Tuesday, November 24, 2009

The Intersection: Mocean Worker

The Intersection is a new feature on JazzWrap that looks at artists that blend jazz with electronica (a tradition pioneered by none other than Miles Davis on such classic recordings as On the Corner).

This week's focus is Mocean Worker.

Mocean Worker aka Adam Dorn is one of the jazzier electronica musicians out there, and with good reason – he has it in his blood. Dorn's dad Joel was one of Atlantic Records’ top producers during the 1960s and '70s, helming sessions by John Coltrane and Charles Mingus, as well as Roberta Flack, Bette Midler and the Allman Brothers. As for Adam, he studied at the renowned Berklee College of Music and has worked with artists as varied as David Sanborn to Hal Willner to Chaka Khan. Adam and his dad also have reissued jazz albums from the defunct Muse and Landmark labels on their own 32 Records.

Mocean Worker began promisingly with the cut ‘n’ paste drum ‘n’ bass album Home Movies from the Brainforest ('98), which was released by the punk label Conscience. His appreciation of Latin rhythms and crime jazz moods is evident on “The Mission” and “Overtime” which smolders with film noir intensity. His mash-up of “Summertime” and “Sometimes I Feel Like a Motherless Child” is among the best of its late ‘90s retro kind.

Dorn moved to Island Records’ subsidiary Palm Pictures for his strong second effort, the more polished Mixed Emotional Features ('99). By turns jazzy and cinematic, this album further demonstrates Dorn’s love of tasty samples, but also shows some significant growth in his synth and production skills. An atmosphere of intrigue and drama pervades tracks such as “Rene M” and “Heaven @ 12:07.” And the cut ‘n’ paste retro jazz workout “Counts, Dukes and Satyrs” wouldn’t have sounded out of place on his first album.

Dorn’s third album Aural & Hearty ('00) is the clubbiest of his efforts and probably the most disposable, but does offer another trip down millennial sampledelic nu-jazz in “Velvet Black Sky.”

When Mocean Worker returned four years later with Enter the MoWo! ('04), Dorn’s taste for funky beats and jazz loops (“On and On”, “Right Now”) were back at the forefront. The album also features a number of special guests including Les McCann (“That’s What’s Happenin’ Tonight”), Bill Frissell (“Salted Fatback”), Steve Bernstein of Sex Mob (“Only the Shadow Knows”), and Hal Willner (“Move”) as well as David "Fathead" Newman, Rahsaan Roland Kirk, and Nina Simone. Enter the MoWo! may be the best introduction to Mocean Worker.

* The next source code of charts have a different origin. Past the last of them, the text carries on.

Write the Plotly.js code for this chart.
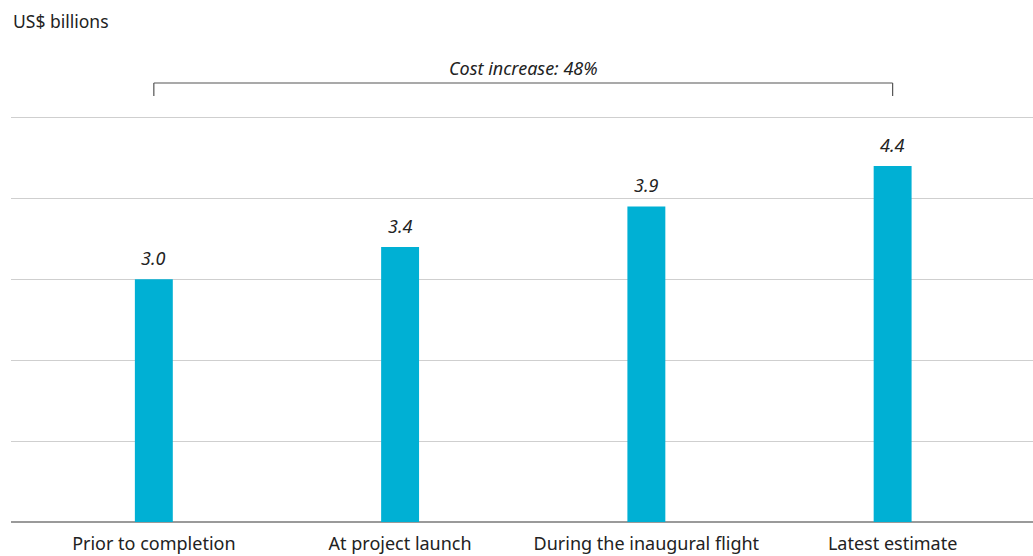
<!DOCTYPE html>
<html>
<head>
<meta charset="utf-8">
<script src="https://cdn.plot.ly/plotly-3.0.1.min.js"></script>
<style>html,body{margin:0;padding:0;background:#fff}#chart{width:1033px;height:556px}</style>
</head>
<body>
<div id="chart"></div>
<script>
const categories = ["Prior to completion", "At project launch", "During the inaugural flight", "Latest estimate"];
const costs = [3.0, 3.4, 3.9, 4.4];
const valueLabels = ["3.0", "3.4", "3.9", "4.4"];
const bracketLabel = "Cost increase: 48%";
const unitLabel = "US$ billions";

const FONT = "Noto Sans, Lato, sans-serif";
const trace = {
  type: "bar",
  x: categories,
  y: costs,
  width: 0.154,
  marker: {color: "#00b0d4"},
  hoverinfo: "none"
};

const annotations = categories.map((c, i) => ({
  x: c, y: costs[i], xref: "x", yref: "y",
  text: "<i>" + valueLabels[i] + "</i>",
  showarrow: false, yanchor: "bottom", yshift: 7,
  font: {family: FONT, size: 18, color: "#222"}
}));
annotations.push({
  x: 1.5, y: 1.0786, xref: "x", yref: "paper",
  text: "<i>" + bracketLabel + "</i>", showarrow: false, yanchor: "bottom", yshift: 1,
  font: {family: FONT, size: 18, color: "#222"}
});
annotations.push({
  x: 0, y: 1.265, xref: "paper", yref: "paper", xanchor: "left", yanchor: "top",
  text: unitLabel, showarrow: false,
  font: {family: FONT, size: 17.5, color: "#222"}
});

const layout = {
  width: 1033, height: 556,
  margin: {l: 11, r: 0, t: 115, b: 34},
  paper_bgcolor: "#fff", plot_bgcolor: "#fff",
  showlegend: false,
  font: {family: FONT, color: "#222"},
  xaxis: {
    type: "category", range: [-0.58, 3.57], showgrid: false, zeroline: false,
    showline: false, ticks: "", ticklabelstandoff: 9,
    tickfont: {family: FONT, size: 18, color: "#222"},
    fixedrange: true
  },
  yaxis: {
    range: [0, 5.03], tickvals: [0, 1, 2, 3, 4, 5], showticklabels: false,
    showgrid: true, gridcolor: "#cfcfcf", gridwidth: 1,
    zeroline: true, zerolinecolor: "#9a9a9a", zerolinewidth: 2, showline: false,
    fixedrange: true
  },
  shapes: [
    {type: "line", xref: "x", yref: "paper", x0: categories[0], x1: categories[3], y0: 1.0786, y1: 1.0786, line: {color: "#555", width: 1.2}},
    {type: "line", xref: "x", yref: "paper", x0: categories[0], x1: categories[0], y0: 1.0467, y1: 1.0786, line: {color: "#555", width: 1.2}},
    {type: "line", xref: "x", yref: "paper", x0: categories[3], x1: categories[3], y0: 1.0467, y1: 1.0786, line: {color: "#555", width: 1.2}}
  ],
  annotations: annotations
};
Plotly.newPlot("chart", [trace], layout, {displayModeBar: false, staticPlot: true});
</script>
</body>
</html>
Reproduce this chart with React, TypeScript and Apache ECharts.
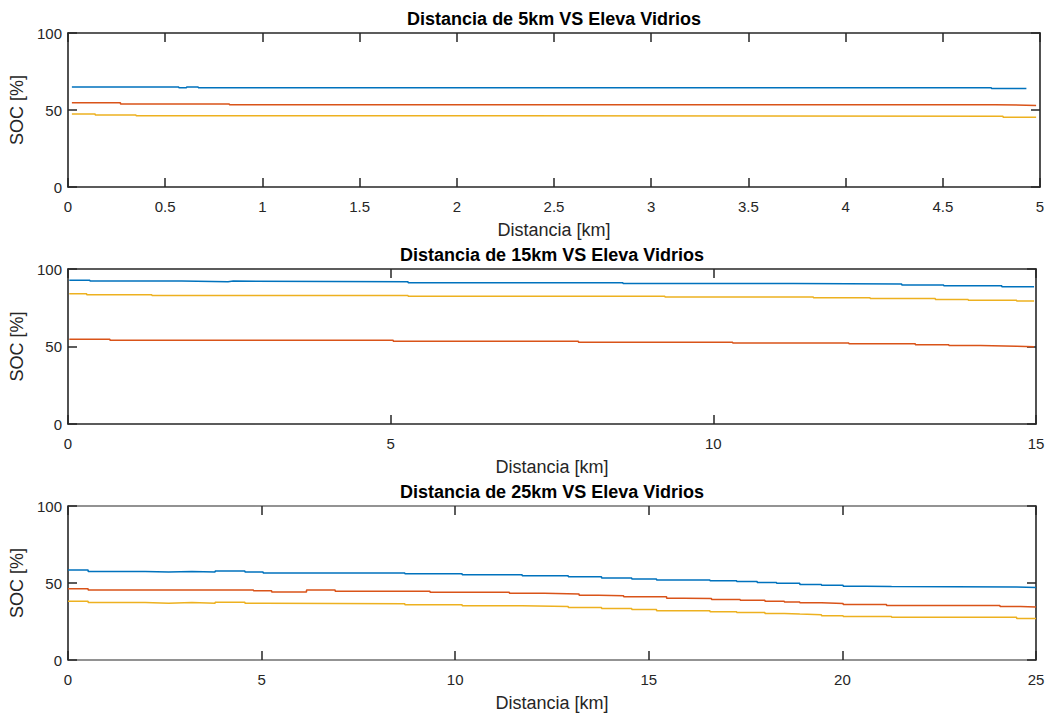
import React, { useEffect, useRef } from "react";
import * as echarts from "echarts";

// ---------- data ----------
const TITLES = [
  "Distancia de 5km VS Eleva Vidrios",
  "Distancia de 15km VS Eleva Vidrios",
  "Distancia de 25km VS Eleva Vidrios",
];
const X_MAX = [5, 15, 25];
const X_INTERVAL = [0.5, 5, 5];
const Y_TICKS = [0, 50, 100];
const X_NAME = "Distancia [km]";
const Y_NAME = "SOC [%]";

// [distance km, SOC %] breakpoints (step lines)
const blue5: [number, number][] = [[0.02, 65.0], [0.57, 64.5], [0.61, 65.0], [0.67, 64.5], [4.75, 64.0], [4.93, 64.0]];
const orange5: [number, number][] = [[0.02, 54.7], [0.27, 53.9], [0.83, 53.4], [4.77, 53.0], [4.98, 53.0]];
const yellow5: [number, number][] = [[0.02, 47.4], [0.14, 46.8], [0.35, 46.3], [1.57, 45.9], [4.81, 45.3], [4.98, 45.3]];

const blue15: [number, number][] = [[0.02, 92.8], [0.34, 92.2], [1.76, 91.8], [2.48, 92.2], [2.56, 91.8], [5.27, 91.2], [8.6, 90.7], [11.24, 90.3], [12.92, 89.7], [13.57, 89.2], [14.47, 88.5], [14.97, 88.5]];
const orange15: [number, number][] = [[0.02, 54.7], [0.65, 54.0], [5.04, 53.4], [7.91, 52.8], [10.3, 52.2], [12.1, 51.7], [13.13, 51.1], [13.65, 50.6], [14.14, 50.2], [14.7, 49.8], [14.97, 49.8]];
const yellow15: [number, number][] = [[0.02, 84.0], [0.29, 83.4], [1.3, 82.9], [5.27, 82.4], [9.25, 81.9], [11.55, 81.4], [12.43, 80.9], [13.44, 80.4], [13.95, 79.9], [14.7, 79.3], [14.97, 79.3]];

const blue25: [number, number][] = [[0, 58.4], [0.52, 57.5], [1.99, 57.1], [2.6, 57.5], [3.2, 57.1], [3.8, 57.8], [4.57, 57.1], [5.04, 56.5], [8.7, 56.0], [10.18, 55.4], [11.73, 54.7], [12.92, 54.1], [13.78, 53.3], [14.56, 52.6], [15.2, 52.0], [16.58, 51.5], [17.27, 50.9], [17.8, 50.4], [18.3, 49.8], [18.9, 49.0], [19.46, 48.5], [20.02, 47.9], [20.6, 47.7], [21.27, 47.4], [24.5, 47.0], [25, 47.0]];
const orange25: [number, number][] = [[0, 46.2], [0.52, 45.5], [4.79, 44.9], [5.26, 44.2], [6.16, 45.5], [6.9, 44.6], [9.35, 44.0], [11.4, 43.3], [12.3, 42.9], [13.2, 42.0], [13.7, 41.7], [14.35, 41.0], [15.46, 40.1], [15.9, 39.9], [16.62, 39.3], [17.36, 38.8], [18.0, 38.2], [18.5, 37.6], [18.9, 37.1], [19.46, 36.7], [20.02, 36.1], [21.14, 35.4], [24.07, 34.8], [24.6, 34.4], [25, 34.4]];
const yellow25: [number, number][] = [[0, 38.2], [0.52, 37.3], [1.99, 36.9], [2.6, 37.3], [3.2, 36.9], [3.8, 37.5], [4.57, 36.9], [5.04, 36.5], [8.7, 35.9], [10.18, 35.2], [11.73, 34.8], [12.92, 34.1], [13.78, 33.5], [14.56, 32.8], [15.2, 32.0], [16.58, 31.4], [17.27, 30.8], [18.0, 30.2], [18.5, 29.8], [18.9, 29.4], [19.46, 28.8], [20.02, 28.3], [21.27, 27.7], [24.5, 27.0], [25, 27.0]];

const SERIES_DATA = [
  [blue5, orange5, yellow5],
  [blue15, orange15, yellow15],
  [blue25, orange25, yellow25],
];
const SERIES_NAMES = ["Serie 1", "Serie 2", "Serie 3"];
const COLORS = ["#0072BD", "#D95319", "#EDB120"];

// ---------- layout ----------
const GRIDS = [
  { left: 68, top: 33, width: 972, height: 154 },
  { left: 68, top: 269, width: 968, height: 155 },
  { left: 68, top: 506, width: 968, height: 155 },
];
const FONT = "'Liberation Sans', Arial, Helvetica, sans-serif";
const AX = "#262626";

export default function App() {
  const ref = useRef<HTMLDivElement>(null);
  useEffect(() => {
    if (!ref.current) return;
    const chart = echarts.init(ref.current, undefined, { renderer: "svg" });
    const xAxis: any[] = [];
    const yAxis: any[] = [];
    const series: any[] = [];
    const title: any[] = [];
    GRIDS.forEach((g, i) => {
      const hColor = i === 2 ? "#6f6f6f" : AX;
      title.push({
        text: TITLES[i],
        left: g.left + g.width / 2,
        top: g.top - 23,
        padding: 0,
        textAlign: "center",
        textStyle: { fontFamily: FONT, fontSize: 18, fontWeight: "bold", color: "#000" },
      });
      const xBase = {
        type: "value",
        gridIndex: i,
        min: 0,
        max: X_MAX[i],
        interval: X_INTERVAL[i],
        splitLine: { show: false },
        axisTick: { inside: true, length: 9, lineStyle: { color: AX, width: 1.5 } },
      };
      xAxis.push({
        ...xBase,
        position: "bottom",
        axisLine: { show: true, onZero: false, lineStyle: { color: hColor, width: 1.6 } },
        axisLabel: { show: true, margin: 12, fontSize: 15, fontFamily: FONT, color: AX },
        name: X_NAME,
        nameLocation: "middle",
        nameGap: 34,
        nameTextStyle: { fontSize: 18, fontFamily: FONT, color: AX },
      });
      xAxis.push({
        ...xBase,
        position: "top",
        axisLine: { show: true, onZero: false, lineStyle: { color: hColor, width: 1.6 } },
        axisLabel: { show: false },
      });
      const yBase = {
        type: "value",
        gridIndex: i,
        min: Y_TICKS[0],
        max: Y_TICKS[Y_TICKS.length - 1],
        interval: Y_TICKS[1] - Y_TICKS[0],
        splitLine: { show: false },
        axisTick: { inside: true, length: 9, lineStyle: { color: AX, width: 1.5 } },
        axisLine: { show: true, onZero: false, lineStyle: { color: AX, width: 1.6 } },
      };
      yAxis.push({
        ...yBase,
        position: "left",
        axisLabel: { show: true, margin: 6, fontSize: 15, fontFamily: FONT, color: AX },
        name: Y_NAME,
        nameLocation: "middle",
        nameGap: 32,
        nameTextStyle: { fontSize: 18, fontFamily: FONT, color: AX },
      });
      yAxis.push({
        ...yBase,
        position: "right",
        axisLabel: { show: false },
      });
      SERIES_DATA[i].forEach((d, k) => {
        series.push({
          type: "line",
          name: SERIES_NAMES[k],
          xAxisIndex: i * 2,
          yAxisIndex: i * 2,
          data: d,
          step: "end",
          symbol: "none",
          lineStyle: { color: COLORS[k], width: 1.5 },
          z: 3,
        });
      });
    });
    chart.setOption({
      animation: false,
      backgroundColor: "#ffffff",
      title,
      grid: GRIDS.map((g) => ({ ...g, containLabel: false })),
      xAxis,
      yAxis,
      series,
    });
    return () => chart.dispose();
  }, []);
  return (
    <div
      ref={ref}
      style={{ position: "fixed", left: 0, top: 0, width: 1051, height: 713, background: "#fff" }}
    />
  );
}
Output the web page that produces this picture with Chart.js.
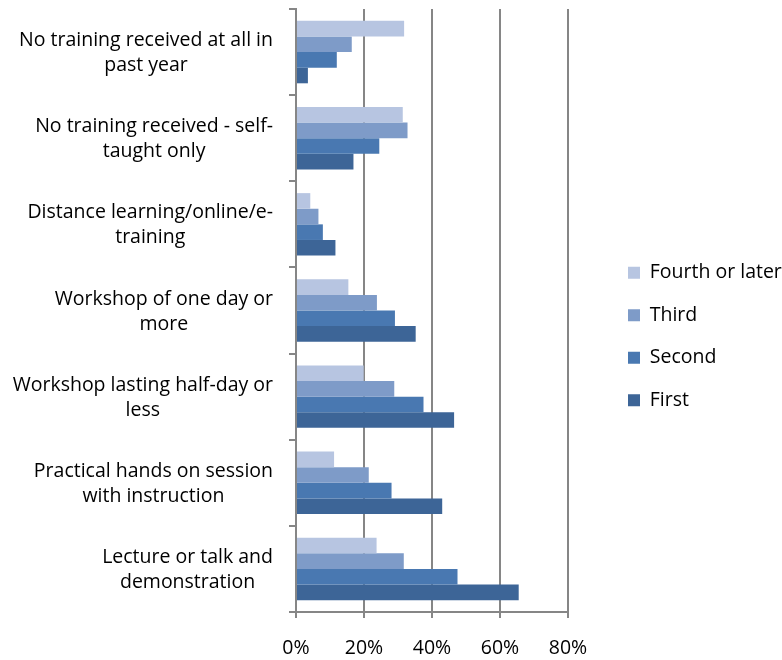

For his fifth album, Dorn continued to ply the old school beat jazz vibe and Latin jazz grooves with Cinco de MoWo! ('07). Check out the infectious sample-jacking splendor of “Shake Ya Boogie”, and the cameo appearances of Herb “Tijuana Brass” Alpert (“Changes”) and Rahsaan Roland Kirk (“Siss Boom Bah” and “Reykjavik”). While the hooks aren’t quite as infectious as Enter the MoWo!, Cinco de MoWo! effectively builds on Dorn’s jazz-inspired electronica sound.